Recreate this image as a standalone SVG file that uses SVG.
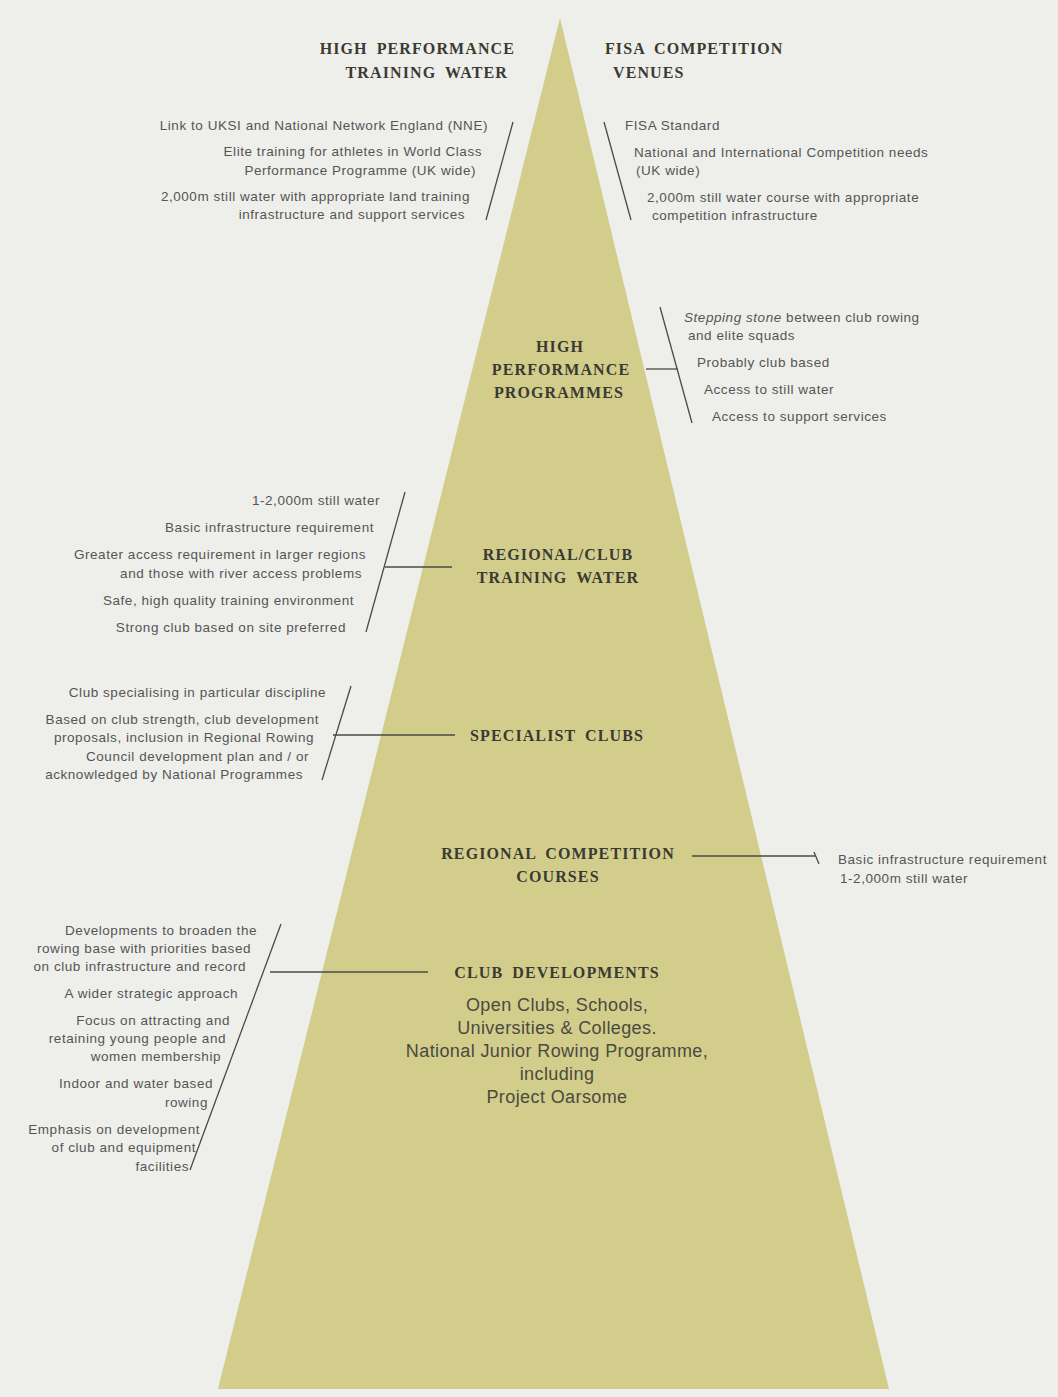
<svg xmlns="http://www.w3.org/2000/svg" width="1058" height="1397" viewBox="0 0 1058 1397">
<style>
.h{font-family:"Liberation Serif",serif;font-weight:bold;font-size:16px;fill:#3a3a34;letter-spacing:1.1px;word-spacing:4px}
.t{font-family:"Liberation Sans",Arial,sans-serif;font-size:13.5px;fill:#555;letter-spacing:0.55px}
.e{text-anchor:end}
.c{font-family:"Liberation Sans",Arial,sans-serif;font-size:18px;fill:#4a4a40;text-anchor:middle;letter-spacing:0.4px}
.m{text-anchor:middle}
.ln{stroke:#4a4a4a;stroke-width:1.3;fill:none}
</style>
<rect width="1058" height="1397" fill="#eeeeeb"/>
<polygon id="pyramid" points="560,18 218,1389 889,1389" fill="#d3cd8b"/>

<g id="connectors">
<line class="ln" x1="513" y1="122" x2="486" y2="220"/>
<line class="ln" x1="604" y1="122" x2="631" y2="220"/>
<line class="ln" x1="660" y1="307" x2="692" y2="423"/>
<line class="ln" x1="646" y1="369" x2="678" y2="369"/>
<line class="ln" x1="405" y1="492" x2="366" y2="632"/>
<line class="ln" x1="385" y1="567" x2="452" y2="567"/>
<line class="ln" x1="351" y1="686" x2="322" y2="780"/>
<line class="ln" x1="333" y1="735" x2="455" y2="735"/>
<line class="ln" x1="692" y1="856" x2="815" y2="856"/>
<line class="ln" x1="814" y1="852" x2="819" y2="864"/>
<line class="ln" x1="281" y1="924" x2="190" y2="1170"/>
<line class="ln" x1="270" y1="972" x2="428" y2="972"/>
</g>

<g id="hp-training-water">
<text class="h e" x="515" y="54">HIGH PERFORMANCE</text>
<text class="h e" x="508" y="78">TRAINING WATER</text>
<text class="t e" x="488" y="130">Link to UKSI and National Network England (NNE)</text>
<text class="t e" x="482" y="156">Elite training for athletes in World Class</text>
<text class="t e" x="476" y="175">Performance Programme (UK wide)</text>
<text class="t e" x="470" y="201">2,000m still water with appropriate land training</text>
<text class="t e" x="465" y="219">infrastructure and support services</text>
</g>

<g id="fisa-venues">
<text class="h" x="605" y="54">FISA COMPETITION</text>
<text class="h" x="613" y="78">VENUES</text>
<text class="t" x="625" y="130">FISA Standard</text>
<text class="t" x="634" y="157">National and International Competition needs</text>
<text class="t" x="636" y="175">(UK wide)</text>
<text class="t" x="647" y="202">2,000m still water course with appropriate</text>
<text class="t" x="652" y="220">competition infrastructure</text>
</g>

<g id="hp-programmes">
<text class="h m" x="560" y="352">HIGH</text>
<text class="h m" x="561" y="375">PERFORMANCE</text>
<text class="h m" x="559" y="398">PROGRAMMES</text>
<text class="t" x="684" y="322"><tspan font-style="italic">Stepping stone</tspan> between club rowing</text>
<text class="t" x="688" y="340">and elite squads</text>
<text class="t" x="697" y="367">Probably club based</text>
<text class="t" x="704" y="394">Access to still water</text>
<text class="t" x="712" y="421">Access to support services</text>
</g>

<g id="regional-club-training">
<text class="h m" x="558" y="560">REGIONAL/CLUB</text>
<text class="h m" x="558" y="583">TRAINING WATER</text>
<text class="t e" x="380" y="505">1-2,000m still water</text>
<text class="t e" x="374" y="532">Basic infrastructure requirement</text>
<text class="t e" x="366" y="559">Greater access requirement in larger regions</text>
<text class="t e" x="362" y="578">and those with river access problems</text>
<text class="t e" x="354" y="605">Safe, high quality training environment</text>
<text class="t e" x="346" y="632">Strong club based on site preferred</text>
</g>

<g id="specialist-clubs">
<text class="h m" x="557" y="741">SPECIALIST CLUBS</text>
<text class="t e" x="326" y="697">Club specialising in particular discipline</text>
<text class="t e" x="319" y="724">Based on club strength, club development</text>
<text class="t e" x="314" y="742">proposals, inclusion in Regional Rowing</text>
<text class="t e" x="309" y="761">Council development plan and / or</text>
<text class="t e" x="303" y="779">acknowledged by National Programmes</text>
</g>

<g id="regional-competition">
<text class="h m" x="558" y="859">REGIONAL COMPETITION</text>
<text class="h m" x="558" y="882">COURSES</text>
<text class="t" x="838" y="864">Basic infrastructure requirement</text>
<text class="t" x="840" y="883">1-2,000m still water</text>
</g>

<g id="club-developments">
<text class="h m" x="557" y="978">CLUB DEVELOPMENTS</text>
<text class="c" x="557" y="1011">Open Clubs, Schools,</text>
<text class="c" x="557" y="1034">Universities &amp; Colleges.</text>
<text class="c" x="557" y="1057">National Junior Rowing Programme,</text>
<text class="c" x="557" y="1080">including</text>
<text class="c" x="557" y="1103">Project Oarsome</text>
<text class="t e" x="257" y="935">Developments to broaden the</text>
<text class="t e" x="251" y="953">rowing base with priorities based</text>
<text class="t e" x="246" y="971">on club infrastructure and record</text>
<text class="t e" x="238" y="998">A wider strategic approach</text>
<text class="t e" x="230" y="1025">Focus on attracting and</text>
<text class="t e" x="226" y="1043">retaining young people and</text>
<text class="t e" x="221" y="1061">women membership</text>
<text class="t e" x="213" y="1088">Indoor and water based</text>
<text class="t e" x="208" y="1107">rowing</text>
<text class="t e" x="200" y="1134">Emphasis on development</text>
<text class="t e" x="196" y="1152">of club and equipment</text>
<text class="t e" x="189" y="1171">facilities</text>
</g>
</svg>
+++
Set problem:
Your task is to reproduce all of the material exactly. The pictures stay out.

Response to the task:
Recreate this image as a standalone SVG file that uses SVG.
<svg xmlns="http://www.w3.org/2000/svg" width="1058" height="1397" viewBox="0 0 1058 1397">
<style>
.h{font-family:"Liberation Serif",serif;font-weight:bold;font-size:16px;fill:#3a3a34;letter-spacing:1.1px;word-spacing:4px}
.t{font-family:"Liberation Sans",Arial,sans-serif;font-size:13.5px;fill:#555;letter-spacing:0.55px}
.e{text-anchor:end}
.c{font-family:"Liberation Sans",Arial,sans-serif;font-size:18px;fill:#4a4a40;text-anchor:middle;letter-spacing:0.4px}
.m{text-anchor:middle}
.ln{stroke:#4a4a4a;stroke-width:1.3;fill:none}
</style>
<rect width="1058" height="1397" fill="#eeeeeb"/>
<polygon id="pyramid" points="560,18 218,1389 889,1389" fill="#d3cd8b"/>

<g id="connectors">
<line class="ln" x1="513" y1="122" x2="486" y2="220"/>
<line class="ln" x1="604" y1="122" x2="631" y2="220"/>
<line class="ln" x1="660" y1="307" x2="692" y2="423"/>
<line class="ln" x1="646" y1="369" x2="678" y2="369"/>
<line class="ln" x1="405" y1="492" x2="366" y2="632"/>
<line class="ln" x1="385" y1="567" x2="452" y2="567"/>
<line class="ln" x1="351" y1="686" x2="322" y2="780"/>
<line class="ln" x1="333" y1="735" x2="455" y2="735"/>
<line class="ln" x1="692" y1="856" x2="815" y2="856"/>
<line class="ln" x1="814" y1="852" x2="819" y2="864"/>
<line class="ln" x1="281" y1="924" x2="190" y2="1170"/>
<line class="ln" x1="270" y1="972" x2="428" y2="972"/>
</g>

<g id="hp-training-water">
<text class="h e" x="515" y="54">HIGH PERFORMANCE</text>
<text class="h e" x="508" y="78">TRAINING WATER</text>
<text class="t e" x="488" y="130">Link to UKSI and National Network England (NNE)</text>
<text class="t e" x="482" y="156">Elite training for athletes in World Class</text>
<text class="t e" x="476" y="175">Performance Programme (UK wide)</text>
<text class="t e" x="470" y="201">2,000m still water with appropriate land training</text>
<text class="t e" x="465" y="219">infrastructure and support services</text>
</g>

<g id="fisa-venues">
<text class="h" x="605" y="54">FISA COMPETITION</text>
<text class="h" x="613" y="78">VENUES</text>
<text class="t" x="625" y="130">FISA Standard</text>
<text class="t" x="634" y="157">National and International Competition needs</text>
<text class="t" x="636" y="175">(UK wide)</text>
<text class="t" x="647" y="202">2,000m still water course with appropriate</text>
<text class="t" x="652" y="220">competition infrastructure</text>
</g>

<g id="hp-programmes">
<text class="h m" x="560" y="352">HIGH</text>
<text class="h m" x="561" y="375">PERFORMANCE</text>
<text class="h m" x="559" y="398">PROGRAMMES</text>
<text class="t" x="684" y="322"><tspan font-style="italic">Stepping stone</tspan> between club rowing</text>
<text class="t" x="688" y="340">and elite squads</text>
<text class="t" x="697" y="367">Probably club based</text>
<text class="t" x="704" y="394">Access to still water</text>
<text class="t" x="712" y="421">Access to support services</text>
</g>

<g id="regional-club-training">
<text class="h m" x="558" y="560">REGIONAL/CLUB</text>
<text class="h m" x="558" y="583">TRAINING WATER</text>
<text class="t e" x="380" y="505">1-2,000m still water</text>
<text class="t e" x="374" y="532">Basic infrastructure requirement</text>
<text class="t e" x="366" y="559">Greater access requirement in larger regions</text>
<text class="t e" x="362" y="578">and those with river access problems</text>
<text class="t e" x="354" y="605">Safe, high quality training environment</text>
<text class="t e" x="346" y="632">Strong club based on site preferred</text>
</g>

<g id="specialist-clubs">
<text class="h m" x="557" y="741">SPECIALIST CLUBS</text>
<text class="t e" x="326" y="697">Club specialising in particular discipline</text>
<text class="t e" x="319" y="724">Based on club strength, club development</text>
<text class="t e" x="314" y="742">proposals, inclusion in Regional Rowing</text>
<text class="t e" x="309" y="761">Council development plan and / or</text>
<text class="t e" x="303" y="779">acknowledged by National Programmes</text>
</g>

<g id="regional-competition">
<text class="h m" x="558" y="859">REGIONAL COMPETITION</text>
<text class="h m" x="558" y="882">COURSES</text>
<text class="t" x="838" y="864">Basic infrastructure requirement</text>
<text class="t" x="840" y="883">1-2,000m still water</text>
</g>

<g id="club-developments">
<text class="h m" x="557" y="978">CLUB DEVELOPMENTS</text>
<text class="c" x="557" y="1011">Open Clubs, Schools,</text>
<text class="c" x="557" y="1034">Universities &amp; Colleges.</text>
<text class="c" x="557" y="1057">National Junior Rowing Programme,</text>
<text class="c" x="557" y="1080">including</text>
<text class="c" x="557" y="1103">Project Oarsome</text>
<text class="t e" x="257" y="935">Developments to broaden the</text>
<text class="t e" x="251" y="953">rowing base with priorities based</text>
<text class="t e" x="246" y="971">on club infrastructure and record</text>
<text class="t e" x="238" y="998">A wider strategic approach</text>
<text class="t e" x="230" y="1025">Focus on attracting and</text>
<text class="t e" x="226" y="1043">retaining young people and</text>
<text class="t e" x="221" y="1061">women membership</text>
<text class="t e" x="213" y="1088">Indoor and water based</text>
<text class="t e" x="208" y="1107">rowing</text>
<text class="t e" x="200" y="1134">Emphasis on development</text>
<text class="t e" x="196" y="1152">of club and equipment</text>
<text class="t e" x="189" y="1171">facilities</text>
</g>
</svg>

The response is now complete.